Exercise objective » Please write out the material below exactly as given.

# START OF Data lines

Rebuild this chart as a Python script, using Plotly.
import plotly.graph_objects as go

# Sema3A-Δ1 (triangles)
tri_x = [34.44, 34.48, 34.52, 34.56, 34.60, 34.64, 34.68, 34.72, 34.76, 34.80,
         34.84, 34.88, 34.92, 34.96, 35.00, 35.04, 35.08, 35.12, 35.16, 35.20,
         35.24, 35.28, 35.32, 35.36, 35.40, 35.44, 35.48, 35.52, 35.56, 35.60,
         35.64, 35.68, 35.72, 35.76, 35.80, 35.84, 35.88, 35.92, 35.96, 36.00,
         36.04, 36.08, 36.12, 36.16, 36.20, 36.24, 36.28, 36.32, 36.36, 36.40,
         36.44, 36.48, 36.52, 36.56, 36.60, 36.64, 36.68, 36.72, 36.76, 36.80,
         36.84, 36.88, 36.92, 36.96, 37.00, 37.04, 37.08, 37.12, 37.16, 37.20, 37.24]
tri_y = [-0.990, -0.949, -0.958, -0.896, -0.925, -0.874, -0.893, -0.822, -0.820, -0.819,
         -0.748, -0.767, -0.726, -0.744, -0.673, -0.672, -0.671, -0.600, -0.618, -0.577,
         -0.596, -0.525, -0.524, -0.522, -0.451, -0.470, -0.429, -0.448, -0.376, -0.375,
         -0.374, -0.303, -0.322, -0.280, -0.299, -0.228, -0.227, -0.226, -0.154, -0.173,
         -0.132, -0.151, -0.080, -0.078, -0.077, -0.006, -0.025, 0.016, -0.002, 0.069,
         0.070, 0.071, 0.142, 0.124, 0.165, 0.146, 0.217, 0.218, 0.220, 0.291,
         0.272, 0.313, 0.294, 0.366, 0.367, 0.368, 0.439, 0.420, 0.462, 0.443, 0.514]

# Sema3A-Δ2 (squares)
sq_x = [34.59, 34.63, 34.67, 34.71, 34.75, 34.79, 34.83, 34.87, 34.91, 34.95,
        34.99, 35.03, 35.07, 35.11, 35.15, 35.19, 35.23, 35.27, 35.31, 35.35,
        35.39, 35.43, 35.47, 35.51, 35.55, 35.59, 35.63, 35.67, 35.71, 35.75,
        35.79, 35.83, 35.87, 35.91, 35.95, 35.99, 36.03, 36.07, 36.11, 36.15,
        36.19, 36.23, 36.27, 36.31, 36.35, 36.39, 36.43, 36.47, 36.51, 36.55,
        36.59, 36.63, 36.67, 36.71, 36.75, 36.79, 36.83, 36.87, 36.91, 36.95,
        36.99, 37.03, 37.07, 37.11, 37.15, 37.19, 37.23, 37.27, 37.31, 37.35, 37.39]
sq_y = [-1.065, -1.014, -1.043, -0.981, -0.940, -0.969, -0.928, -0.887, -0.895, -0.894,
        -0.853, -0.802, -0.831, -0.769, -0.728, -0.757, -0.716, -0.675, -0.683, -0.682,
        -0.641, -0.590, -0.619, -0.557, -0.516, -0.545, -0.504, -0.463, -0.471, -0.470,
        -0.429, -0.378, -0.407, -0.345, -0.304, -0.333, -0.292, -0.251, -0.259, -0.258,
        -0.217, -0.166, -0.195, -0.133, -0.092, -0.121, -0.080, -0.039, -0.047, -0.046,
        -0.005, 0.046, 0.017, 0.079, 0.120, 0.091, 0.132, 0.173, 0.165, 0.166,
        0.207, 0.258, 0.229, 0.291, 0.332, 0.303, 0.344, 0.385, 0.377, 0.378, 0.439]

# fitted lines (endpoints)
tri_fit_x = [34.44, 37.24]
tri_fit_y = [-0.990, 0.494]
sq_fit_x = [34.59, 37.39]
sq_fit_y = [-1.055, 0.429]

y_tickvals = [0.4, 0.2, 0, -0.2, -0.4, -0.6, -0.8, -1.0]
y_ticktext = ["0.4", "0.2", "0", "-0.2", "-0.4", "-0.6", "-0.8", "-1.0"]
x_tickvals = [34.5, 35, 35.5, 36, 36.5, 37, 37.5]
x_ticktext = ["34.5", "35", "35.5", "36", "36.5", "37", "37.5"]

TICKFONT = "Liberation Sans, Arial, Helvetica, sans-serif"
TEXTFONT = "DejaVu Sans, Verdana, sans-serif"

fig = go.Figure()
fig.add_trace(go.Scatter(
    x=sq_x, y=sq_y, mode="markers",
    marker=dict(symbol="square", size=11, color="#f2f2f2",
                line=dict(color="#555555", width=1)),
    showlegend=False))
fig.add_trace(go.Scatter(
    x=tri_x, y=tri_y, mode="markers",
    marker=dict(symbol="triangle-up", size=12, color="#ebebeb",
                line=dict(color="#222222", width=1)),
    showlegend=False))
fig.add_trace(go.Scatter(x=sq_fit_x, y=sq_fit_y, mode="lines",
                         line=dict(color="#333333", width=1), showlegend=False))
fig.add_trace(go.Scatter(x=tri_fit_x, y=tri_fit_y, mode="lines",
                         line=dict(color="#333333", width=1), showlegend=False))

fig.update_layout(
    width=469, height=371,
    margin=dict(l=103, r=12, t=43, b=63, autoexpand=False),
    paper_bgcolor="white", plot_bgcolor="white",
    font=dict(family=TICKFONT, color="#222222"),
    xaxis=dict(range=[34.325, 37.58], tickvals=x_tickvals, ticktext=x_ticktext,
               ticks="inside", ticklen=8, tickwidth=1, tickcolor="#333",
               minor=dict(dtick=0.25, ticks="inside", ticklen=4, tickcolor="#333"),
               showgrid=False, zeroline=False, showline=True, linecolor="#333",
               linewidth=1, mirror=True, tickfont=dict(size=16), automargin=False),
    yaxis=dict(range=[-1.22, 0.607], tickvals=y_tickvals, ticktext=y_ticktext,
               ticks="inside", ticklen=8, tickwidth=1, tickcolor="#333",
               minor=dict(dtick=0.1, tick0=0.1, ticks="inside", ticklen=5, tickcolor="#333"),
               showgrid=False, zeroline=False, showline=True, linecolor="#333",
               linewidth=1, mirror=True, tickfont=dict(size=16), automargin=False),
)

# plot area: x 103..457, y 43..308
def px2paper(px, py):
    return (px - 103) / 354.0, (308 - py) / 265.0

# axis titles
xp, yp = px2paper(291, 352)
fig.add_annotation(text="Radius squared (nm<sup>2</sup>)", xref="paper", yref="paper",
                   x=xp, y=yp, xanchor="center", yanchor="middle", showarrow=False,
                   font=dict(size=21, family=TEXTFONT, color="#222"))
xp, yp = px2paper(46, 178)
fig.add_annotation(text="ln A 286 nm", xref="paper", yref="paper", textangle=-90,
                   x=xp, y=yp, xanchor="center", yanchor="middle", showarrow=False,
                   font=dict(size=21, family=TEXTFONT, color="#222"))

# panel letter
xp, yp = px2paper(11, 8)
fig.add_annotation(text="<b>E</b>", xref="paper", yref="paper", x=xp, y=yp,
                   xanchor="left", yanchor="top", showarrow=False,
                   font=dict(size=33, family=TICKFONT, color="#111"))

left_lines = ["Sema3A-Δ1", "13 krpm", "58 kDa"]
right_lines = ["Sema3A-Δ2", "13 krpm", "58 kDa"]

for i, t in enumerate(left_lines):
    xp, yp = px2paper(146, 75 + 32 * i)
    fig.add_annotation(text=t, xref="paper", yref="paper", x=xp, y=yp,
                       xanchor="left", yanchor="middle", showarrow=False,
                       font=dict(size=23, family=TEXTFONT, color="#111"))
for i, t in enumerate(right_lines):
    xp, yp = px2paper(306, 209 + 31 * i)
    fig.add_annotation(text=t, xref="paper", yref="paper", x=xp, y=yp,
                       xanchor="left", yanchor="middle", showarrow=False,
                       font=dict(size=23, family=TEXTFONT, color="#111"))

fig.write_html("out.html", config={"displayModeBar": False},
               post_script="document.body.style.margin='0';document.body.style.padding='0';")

# END OF Data lines

Solution »
Rebuild this chart as a Python script, using Plotly.
import plotly.graph_objects as go

# Sema3A-Δ1 (triangles)
tri_x = [34.44, 34.48, 34.52, 34.56, 34.60, 34.64, 34.68, 34.72, 34.76, 34.80,
         34.84, 34.88, 34.92, 34.96, 35.00, 35.04, 35.08, 35.12, 35.16, 35.20,
         35.24, 35.28, 35.32, 35.36, 35.40, 35.44, 35.48, 35.52, 35.56, 35.60,
         35.64, 35.68, 35.72, 35.76, 35.80, 35.84, 35.88, 35.92, 35.96, 36.00,
         36.04, 36.08, 36.12, 36.16, 36.20, 36.24, 36.28, 36.32, 36.36, 36.40,
         36.44, 36.48, 36.52, 36.56, 36.60, 36.64, 36.68, 36.72, 36.76, 36.80,
         36.84, 36.88, 36.92, 36.96, 37.00, 37.04, 37.08, 37.12, 37.16, 37.20, 37.24]
tri_y = [-0.990, -0.949, -0.958, -0.896, -0.925, -0.874, -0.893, -0.822, -0.820, -0.819,
         -0.748, -0.767, -0.726, -0.744, -0.673, -0.672, -0.671, -0.600, -0.618, -0.577,
         -0.596, -0.525, -0.524, -0.522, -0.451, -0.470, -0.429, -0.448, -0.376, -0.375,
         -0.374, -0.303, -0.322, -0.280, -0.299, -0.228, -0.227, -0.226, -0.154, -0.173,
         -0.132, -0.151, -0.080, -0.078, -0.077, -0.006, -0.025, 0.016, -0.002, 0.069,
         0.070, 0.071, 0.142, 0.124, 0.165, 0.146, 0.217, 0.218, 0.220, 0.291,
         0.272, 0.313, 0.294, 0.366, 0.367, 0.368, 0.439, 0.420, 0.462, 0.443, 0.514]

# Sema3A-Δ2 (squares)
sq_x = [34.59, 34.63, 34.67, 34.71, 34.75, 34.79, 34.83, 34.87, 34.91, 34.95,
        34.99, 35.03, 35.07, 35.11, 35.15, 35.19, 35.23, 35.27, 35.31, 35.35,
        35.39, 35.43, 35.47, 35.51, 35.55, 35.59, 35.63, 35.67, 35.71, 35.75,
        35.79, 35.83, 35.87, 35.91, 35.95, 35.99, 36.03, 36.07, 36.11, 36.15,
        36.19, 36.23, 36.27, 36.31, 36.35, 36.39, 36.43, 36.47, 36.51, 36.55,
        36.59, 36.63, 36.67, 36.71, 36.75, 36.79, 36.83, 36.87, 36.91, 36.95,
        36.99, 37.03, 37.07, 37.11, 37.15, 37.19, 37.23, 37.27, 37.31, 37.35, 37.39]
sq_y = [-1.065, -1.014, -1.043, -0.981, -0.940, -0.969, -0.928, -0.887, -0.895, -0.894,
        -0.853, -0.802, -0.831, -0.769, -0.728, -0.757, -0.716, -0.675, -0.683, -0.682,
        -0.641, -0.590, -0.619, -0.557, -0.516, -0.545, -0.504, -0.463, -0.471, -0.470,
        -0.429, -0.378, -0.407, -0.345, -0.304, -0.333, -0.292, -0.251, -0.259, -0.258,
        -0.217, -0.166, -0.195, -0.133, -0.092, -0.121, -0.080, -0.039, -0.047, -0.046,
        -0.005, 0.046, 0.017, 0.079, 0.120, 0.091, 0.132, 0.173, 0.165, 0.166,
        0.207, 0.258, 0.229, 0.291, 0.332, 0.303, 0.344, 0.385, 0.377, 0.378, 0.439]

# fitted lines (endpoints)
tri_fit_x = [34.44, 37.24]
tri_fit_y = [-0.990, 0.494]
sq_fit_x = [34.59, 37.39]
sq_fit_y = [-1.055, 0.429]

y_tickvals = [0.4, 0.2, 0, -0.2, -0.4, -0.6, -0.8, -1.0]
y_ticktext = ["0.4", "0.2", "0", "-0.2", "-0.4", "-0.6", "-0.8", "-1.0"]
x_tickvals = [34.5, 35, 35.5, 36, 36.5, 37, 37.5]
x_ticktext = ["34.5", "35", "35.5", "36", "36.5", "37", "37.5"]

TICKFONT = "Liberation Sans, Arial, Helvetica, sans-serif"
TEXTFONT = "DejaVu Sans, Verdana, sans-serif"

fig = go.Figure()
fig.add_trace(go.Scatter(
    x=sq_x, y=sq_y, mode="markers",
    marker=dict(symbol="square", size=11, color="#f2f2f2",
                line=dict(color="#555555", width=1)),
    showlegend=False))
fig.add_trace(go.Scatter(
    x=tri_x, y=tri_y, mode="markers",
    marker=dict(symbol="triangle-up", size=12, color="#ebebeb",
                line=dict(color="#222222", width=1)),
    showlegend=False))
fig.add_trace(go.Scatter(x=sq_fit_x, y=sq_fit_y, mode="lines",
                         line=dict(color="#333333", width=1), showlegend=False))
fig.add_trace(go.Scatter(x=tri_fit_x, y=tri_fit_y, mode="lines",
                         line=dict(color="#333333", width=1), showlegend=False))

fig.update_layout(
    width=469, height=371,
    margin=dict(l=103, r=12, t=43, b=63, autoexpand=False),
    paper_bgcolor="white", plot_bgcolor="white",
    font=dict(family=TICKFONT, color="#222222"),
    xaxis=dict(range=[34.325, 37.58], tickvals=x_tickvals, ticktext=x_ticktext,
               ticks="inside", ticklen=8, tickwidth=1, tickcolor="#333",
               minor=dict(dtick=0.25, ticks="inside", ticklen=4, tickcolor="#333"),
               showgrid=False, zeroline=False, showline=True, linecolor="#333",
               linewidth=1, mirror=True, tickfont=dict(size=16), automargin=False),
    yaxis=dict(range=[-1.22, 0.607], tickvals=y_tickvals, ticktext=y_ticktext,
               ticks="inside", ticklen=8, tickwidth=1, tickcolor="#333",
               minor=dict(dtick=0.1, tick0=0.1, ticks="inside", ticklen=5, tickcolor="#333"),
               showgrid=False, zeroline=False, showline=True, linecolor="#333",
               linewidth=1, mirror=True, tickfont=dict(size=16), automargin=False),
)

# plot area: x 103..457, y 43..308
def px2paper(px, py):
    return (px - 103) / 354.0, (308 - py) / 265.0

# axis titles
xp, yp = px2paper(291, 352)
fig.add_annotation(text="Radius squared (nm<sup>2</sup>)", xref="paper", yref="paper",
                   x=xp, y=yp, xanchor="center", yanchor="middle", showarrow=False,
                   font=dict(size=21, family=TEXTFONT, color="#222"))
xp, yp = px2paper(46, 178)
fig.add_annotation(text="ln A 286 nm", xref="paper", yref="paper", textangle=-90,
                   x=xp, y=yp, xanchor="center", yanchor="middle", showarrow=False,
                   font=dict(size=21, family=TEXTFONT, color="#222"))

# panel letter
xp, yp = px2paper(11, 8)
fig.add_annotation(text="<b>E</b>", xref="paper", yref="paper", x=xp, y=yp,
                   xanchor="left", yanchor="top", showarrow=False,
                   font=dict(size=33, family=TICKFONT, color="#111"))

left_lines = ["Sema3A-Δ1", "13 krpm", "58 kDa"]
right_lines = ["Sema3A-Δ2", "13 krpm", "58 kDa"]

for i, t in enumerate(left_lines):
    xp, yp = px2paper(146, 75 + 32 * i)
    fig.add_annotation(text=t, xref="paper", yref="paper", x=xp, y=yp,
                       xanchor="left", yanchor="middle", showarrow=False,
                       font=dict(size=23, family=TEXTFONT, color="#111"))
for i, t in enumerate(right_lines):
    xp, yp = px2paper(306, 209 + 31 * i)
    fig.add_annotation(text=t, xref="paper", yref="paper", x=xp, y=yp,
                       xanchor="left", yanchor="middle", showarrow=False,
                       font=dict(size=23, family=TEXTFONT, color="#111"))

fig.write_html("out.html", config={"displayModeBar": False},
               post_script="document.body.style.margin='0';document.body.style.padding='0';")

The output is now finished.